Terrorism by Federation colonists, however, also reflected the growing threat of domestic terrorism the United States experienced during the 1990s. By the time “The Maquis” was broadcast in 1994, Americans had witnessed bloody clashes between federal government officials and right-wing extremist groups. From the shoot-out between white supremacist Randy Weaver and the federal agents at Ruby Ridge in 1992 to the tragic conflict between the apocalyptic Branch Davidians and the Bureau of Alcohol, Tobacco, and Firearms the following year in Waco, Texas, the American public discovered firsthand the right-wing militia movement that had surfaced by the early 1990s. Like the Maquis, such extremist groups felt abandoned, if not threatened, by an expanding powerful federal government that to some seemed to have ceded American independence to a global New World Order best exemplified by the United Nations. Even Commander Sisko expressed an understanding of the Maquis’ feelings when a Starfleet admiral told him to just talk to the Maquis:
On Earth, there is no poverty, no crime, no war. You look out the window of Starfleet Headquarters and you see Paradise. Well, it’s easy to be a saint in Paradise, but the Maquis do not live in Paradise. Out there in the demilitarized zone, all the problems haven’t been solved yet. Out there, there are no saints—just people. Angry, scared, determined people who are going to do whatever it takes to survive, whether it meets with Federat
ion approval or not! (DS9, “The Maquis, Part 2”)

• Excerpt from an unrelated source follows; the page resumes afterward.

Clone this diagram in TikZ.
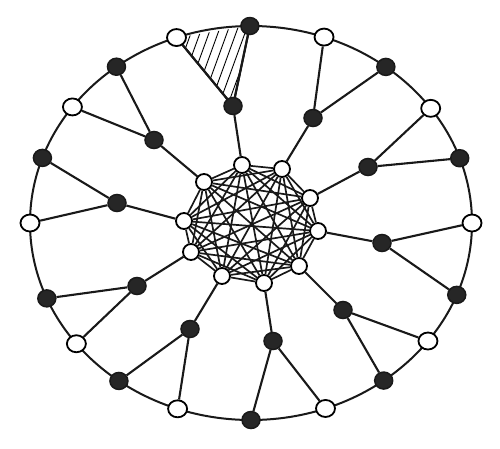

Sisko’s less-than-optimistic speech reveals how difficult it is to uphold Starfleet values and ideals in the real world, just as the U.S. government struggled to make the case for its own values in a complex post–Cold War world where terrorists possessed their own compelling causes and beliefs.3
Less than a month after the broadcast of Deep Space Nine’s two-part episode “The Maquis,” Next Generation offered its own examination of these renegade Federation colonists in “Preemptive Strike.” After the USS Enterprise interrupts a Maquis attack on a Cardassian vessel near the Demilitarized Zone, Cardassia declares that it will take matters into its own hands if the Federation does not force the Maquis to uphold the peace treaty. Starfleet command decides to send Ro Laren into the Maquis community as an undercover operative. Since she spent much of her life fighting the Cardassians, Ro is uncomfortable with the assignment, but she accepts the mission out of loyalty to Picard. She quickly infiltrates the Maquis settlement and grows close to the older Maquis leader, Macias. Ro’s spy campaign takes a turn when Cardassians attack and kill Macias in front of her. At this point she decides to join the Maquis and to betray Starfleet’s plan.
Like Deep Space Nine’s handling of the Maquis-Cardassian conflict, “Preemptive Strike” paints the Cardassians, who are developing a biogenic weapon to use against their enemies, as treacherous and evil, thus making the Maquis that much more sympathetic. Macias’s paternal relationship with Ro further humanizes the Maquis. Yet at the same time, Starfleet and Picard regard the Maquis as traitors, which obliges viewers to question their sympathy for the Maquis. Next Generation writers further blur the line between just action and terrorism when Ro, a Starfleet officer like Lt. Commander Hudson in Deep Space Nine, turns against Starfleet and betrays Picard’s trust.